This project was completed by Tameka, Miguel and Abla.
StarStruck Web App
Link
- Python
- Pandas
- HTML/CSS
- JavaScript
- Heroku
If there’s one thing we can’t live without, it’s Music. We love music and getting lost in it. In the current study, we approached the Hit Song Science problem, aiming to predict which songs will become Billboard Hot 100 hits. We collated a dataset of approximately 20000+ hit and non-hit songs and extracted each songs audio features from the Spotify Web API. We were able to predict the Billboard success of a song with approximately 90% accuracy on the validation set, using two machine-learning algorithms. The most successful algorithms was Neural Network. We also used unsupervised approach
-
Using a combinaison of Features from Billborad chart and spotify data to estimate Peak Position on the Billboard chart.
-
Approaching this problem both supervised and unsupervised methods.
-
Acousticness — The higher the value the more acoustic the song is.
-
Danceability — The higher the value, the easier it is to dance to this song.
-
Duration — The duration of the track in milliseconds.
-
Energy — The energy of a song represent a perceptual measure of intensity and activity. Typically, energetic tracks feel fast, loud and noisy.
-
Instrumentalness — Predicts whether a track contains no vocals. "Ooh" and "Aah" sounds are treated as instrumental in this context.
-
Liveness — Detects the presence of an audience in the recording. Higher liveness values represent an increased probability that the track was performed live.
-
Loudness — Loudness values are averaged across the entire track and are useful for comparing relative loudness of tracks. Loudness is the quality of a sound that is the primay psychological correlate of physical strengh(amplitude).
-
Mode — Indicates the modality(major or minor) of a track, the type of scale from which its melodic content is derived.
-
Speechiness — Detects the presence of spoken words in a track.
-
Tempo — The overall estimated tempo of track in beats per minute(BPM). In musical terminoligy, tempo is the speed or pace of a given piece and derives directly from the average beat duration.
-
Time_Signature — An estimated overall time signature of a track. The time signature is a notational convention to specify how may beats are in each bar.
-
Valence — The higher the value, the more positive mood for the song.
-
Popularity — The higher the value, the more popular the song. Popularity is based mainly on the total number of playbacks. (Note: This value is not updated in real-time and may therefore lag behind in actual popularity.)
-
Explicit — Whether or not the show has explicit content (true = yes it does; false = no it does not OR unknown).
-
Billboard Chart URL
-
WeekID
-
Song Name
-
Performer Name
-
SongID - Concatenation of song & performer
-
Current Week on Chart
-
Instance (this is used to separate breaks on the chart for a given song. Example, an instance of 6 tells you that this is the sixth time this song has appeared on the chart)
-
Previous Week Position
-
Peak Position (as of the corresponding week)
-
Weeks on Chart (as of the corresponding week)

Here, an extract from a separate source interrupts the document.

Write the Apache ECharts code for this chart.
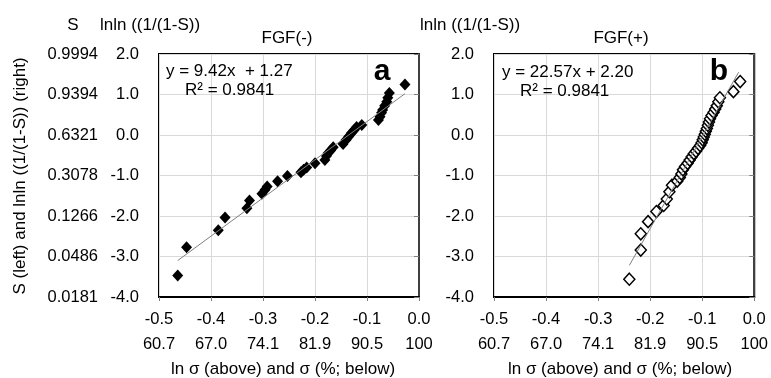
<!DOCTYPE html>
<html>
<head>
<meta charset="utf-8">
<script src="https://cdn.jsdelivr.net/npm/echarts@6/dist/echarts.min.js"></script>
<style>
  html, body { margin: 0; padding: 0; background: #fff; }
  #chart { width: 771px; height: 378px; }
</style>
</head>
<body>
<div id="chart"></div>
<script>
// tick labels
const xTickLabels = ['-0.5', '-0.4', '-0.3', '-0.2', '-0.1', '0.0'];
const sigmaLabels = ['60.7', '67.0', '74.1', '81.9', '90.5', '100'];
const lnlnLabels = ['-4.0', '-3.0', '-2.0', '-1.0', '0.0', '1.0', '2.0'];
const sLabels = ['0.0181', '0.0486', '0.1266', '0.3078', '0.6321', '0.9394', '0.9994'];

// FGF(-): [ln sigma, lnln(1/(1-S))]
const fgfMinus = [
  [-0.464, -3.47], [-0.447, -2.77], [-0.386, -2.35], [-0.373, -2.04],
  [-0.331, -1.81], [-0.326, -1.62], [-0.302, -1.45], [-0.296, -1.35],
  [-0.292, -1.27], [-0.272, -1.14], [-0.253, -1.01], [-0.227, -0.92],
  [-0.222, -0.86], [-0.216, -0.80], [-0.200, -0.70], [-0.181, -0.62],
  [-0.178, -0.52], [-0.175, -0.45], [-0.170, -0.38], [-0.165, -0.30],
  [-0.146, -0.22], [-0.140, -0.12], [-0.135, -0.04], [-0.130, 0.05],
  [-0.125, 0.12], [-0.120, 0.20], [-0.110, 0.25], [-0.078, 0.37],
  [-0.075, 0.45], [-0.072, 0.55], [-0.070, 0.62], [-0.066, 0.72],
  [-0.062, 0.82], [-0.060, 0.92], [-0.057, 1.04], [-0.027, 1.25]
];

// FGF(+)
const fgfPlus = [
  [-0.240, -3.56], [-0.218, -2.84], [-0.218, -2.44], [-0.204, -2.14],
  [-0.188, -1.89], [-0.174, -1.74], [-0.168, -1.58], [-0.163, -1.40],
  [-0.158, -1.24], [-0.148, -1.14], [-0.143, -1.05], [-0.140, -0.96],
  [-0.137, -0.86], [-0.133, -0.78], [-0.128, -0.70], [-0.124, -0.62],
  [-0.120, -0.54], [-0.116, -0.46], [-0.112, -0.40], [-0.108, -0.33],
  [-0.104, -0.26], [-0.101, -0.19], [-0.099, -0.12], [-0.097, -0.05],
  [-0.095, 0.02], [-0.093, 0.09], [-0.091, 0.16], [-0.089, 0.24],
  [-0.087, 0.32], [-0.085, 0.40], [-0.082, 0.48], [-0.078, 0.56],
  [-0.075, 0.64], [-0.072, 0.72], [-0.069, 0.82], [-0.066, 0.92],
  [-0.040, 1.07], [-0.027, 1.32]
];

// trendline end points as drawn
const trendMinus = [[-0.464, -3.10], [-0.027, 1.02]];
const trendPlus = [[-0.240, -3.22], [-0.030, 1.55]];

const font = "'Liberation Sans', Arial, sans-serif";
const txt = '#000';
const tickSize = 16.5;
const textFont = `17px ${font}`;

const xAxisFor = (gridIndex) => ({
  gridIndex,
  type: 'value',
  min: -0.5,
  max: 0,
  interval: 0.1,
  axisLine: { show: true, onZero: false, lineStyle: { color: '#000', width: 2 } },
  axisTick: { show: true, length: 4, lineStyle: { color: '#808080' } },
  splitLine: { show: true, lineStyle: { color: '#d9d9d9', width: 1 } },
  axisLabel: {
    color: txt,
    fontFamily: font,
    fontSize: tickSize,
    lineHeight: 25,
    margin: 10,
    formatter: (v) => {
      const i = Math.round((v + 0.5) * 10);
      return xTickLabels[i] + '\n' + sigmaLabels[i];
    },
  },
});

const yLnlnFor = (gridIndex) => ({
  gridIndex,
  type: 'value',
  min: -4,
  max: 2,
  interval: 1,
  axisLine: { show: true, lineStyle: { color: '#404040', width: 2 } },
  axisTick: { show: true, length: 5, lineStyle: { color: '#808080' } },
  splitLine: { show: true, lineStyle: { color: '#d9d9d9', width: 1 } },
  axisLabel: {
    color: txt,
    fontFamily: font,
    fontSize: tickSize,
    margin: 20,
    formatter: (v) => lnlnLabels[Math.round(v + 4)],
  },
});

const chart = echarts.init(document.getElementById('chart'));
const option = {
  animation: false,
  backgroundColor: '#fff',
  grid: [
    { left: 159, top: 54, width: 260, height: 243, show: true, borderColor: '#000', borderWidth: 2, backgroundColor: '#fff' },
    { left: 494, top: 54, width: 262, height: 243, show: true, borderColor: '#000', borderWidth: 2, backgroundColor: '#fff' },
  ],
  xAxis: [xAxisFor(0), xAxisFor(1)],
  yAxis: [
    yLnlnFor(0),
    {
      gridIndex: 0,
      type: 'value',
      position: 'left',
      min: -4,
      max: 2,
      interval: 1,
      axisLine: { show: false },
      axisTick: { show: false },
      splitLine: { show: false },
      axisLabel: {
        color: txt,
        fontFamily: font,
        fontSize: tickSize,
        margin: 61,
        formatter: (v) => sLabels[Math.round(v + 4)],
      },
    },
    yLnlnFor(1),
  ],
  series: [
    {
      type: 'line',
      xAxisIndex: 0,
      yAxisIndex: 0,
      data: trendMinus,
      symbol: 'none',
      silent: true,
      lineStyle: { color: '#808080', width: 1 },
    },
    {
      type: 'scatter',
      xAxisIndex: 0,
      yAxisIndex: 0,
      data: fgfMinus,
      symbol: 'diamond',
      symbolSize: [11, 12],
      itemStyle: { color: '#000', opacity: 1 },
    },
    {
      type: 'line',
      xAxisIndex: 1,
      yAxisIndex: 2,
      data: trendPlus,
      symbol: 'none',
      silent: true,
      lineStyle: { color: '#808080', width: 1 },
    },
    {
      type: 'scatter',
      xAxisIndex: 1,
      yAxisIndex: 2,
      data: fgfPlus,
      symbol: 'diamond',
      symbolSize: [11, 12],
      itemStyle: { color: '#fff', borderColor: '#000', borderWidth: 1.5, opacity: 1 },
    },
  ],
  graphic: [
    { type: 'text', x: 73, y: 25, style: { text: 'S', font: textFont, fill: txt, align: 'center', verticalAlign: 'middle' } },
    { type: 'text', x: 100, y: 25, style: { text: 'lnln ((1/(1-S))', font: textFont, fill: txt, verticalAlign: 'middle' } },
    { type: 'text', x: 420, y: 25, style: { text: 'lnln ((1/(1-S))', font: textFont, fill: txt, verticalAlign: 'middle' } },
    { type: 'text', x: 287, y: 38, style: { text: 'FGF(-)', font: textFont, fill: txt, align: 'center', verticalAlign: 'middle' } },
    { type: 'text', x: 621, y: 38, style: { text: 'FGF(+)', font: textFont, fill: txt, align: 'center', verticalAlign: 'middle' } },
    { type: 'text', x: 166, y: 71, z: 10, style: { text: 'y = 9.42x  + 1.27', font: textFont, fill: txt, verticalAlign: 'middle' } },
    { type: 'text', x: 185, y: 90, z: 10, style: { text: 'R² = 0.9841', font: textFont, fill: txt, verticalAlign: 'middle' } },
    { type: 'text', x: 502, y: 72, z: 10, style: { text: 'y = 22.57x + 2.20', font: textFont, fill: txt, verticalAlign: 'middle' } },
    { type: 'text', x: 520, y: 91, z: 10, style: { text: 'R² = 0.9841', font: textFont, fill: txt, verticalAlign: 'middle' } },
    { type: 'text', x: 382, y: 72, z: 10, style: { text: 'a', font: `bold 30px ${font}`, fill: txt, align: 'center', verticalAlign: 'middle' } },
    { type: 'text', x: 719, y: 72, z: 10, style: { text: 'b', font: `bold 30px ${font}`, fill: txt, align: 'center', verticalAlign: 'middle' } },
    { type: 'text', x: 20, y: 176, rotation: Math.PI / 2, style: { text: 'S (left) and lnln ((1/(1-S)) (right)', font: textFont, fill: txt, align: 'center', verticalAlign: 'middle' } },
    { type: 'text', x: 283, y: 369, style: { text: 'ln σ (above) and σ (%; below)', font: textFont, fill: txt, align: 'center', verticalAlign: 'middle' } },
    { type: 'text', x: 620, y: 369, style: { text: 'ln σ (above) and σ (%; below)', font: textFont, fill: txt, align: 'center', verticalAlign: 'middle' } },
  ],
};
chart.setOption(option);
</script>
</body>
</html>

As a part of machine learning model building process, we must get familiar with our data. For this purpose, we will perform data exploration through visualizing various attributes present in the dataset.
- X = Peak Position
- Y = Weeks on Chart
- X_features =[Explicit, Duration, Popularity, Danceability, Energy, Key, Loudness, Mode, Speechiness, Acousticness, Instrumentalness, Liveness, Valence, Tempo, Time Signature, Current Week Position, Instance, Peak Position]
- Y = Weeks on Chart
Supervised learning, classification algorithms using audio features to predict genre. The models used are: Neural Network , and Random Forest. During training, these models analyzed a variety of song features.
We learned how we can predict which songs users will like based on the playlist listed on Spotify with the help of the Machine Learning Classifier.
The analysis showed that Neural Network yielded the highest accuracy, precision and recall of the algorithms tested. Random Forest suffered from overfitting. We would like to use more data to reduce the variability of results. Instead of using almost 30000 songs, we hope to include all Spotify Data taken from a longer time period, and a similar number of non-hits from the MSD. Furthermore, we would like to look into additional audio features, such as duration, which was not included in this project but has the potential to predict a songs Billboard success.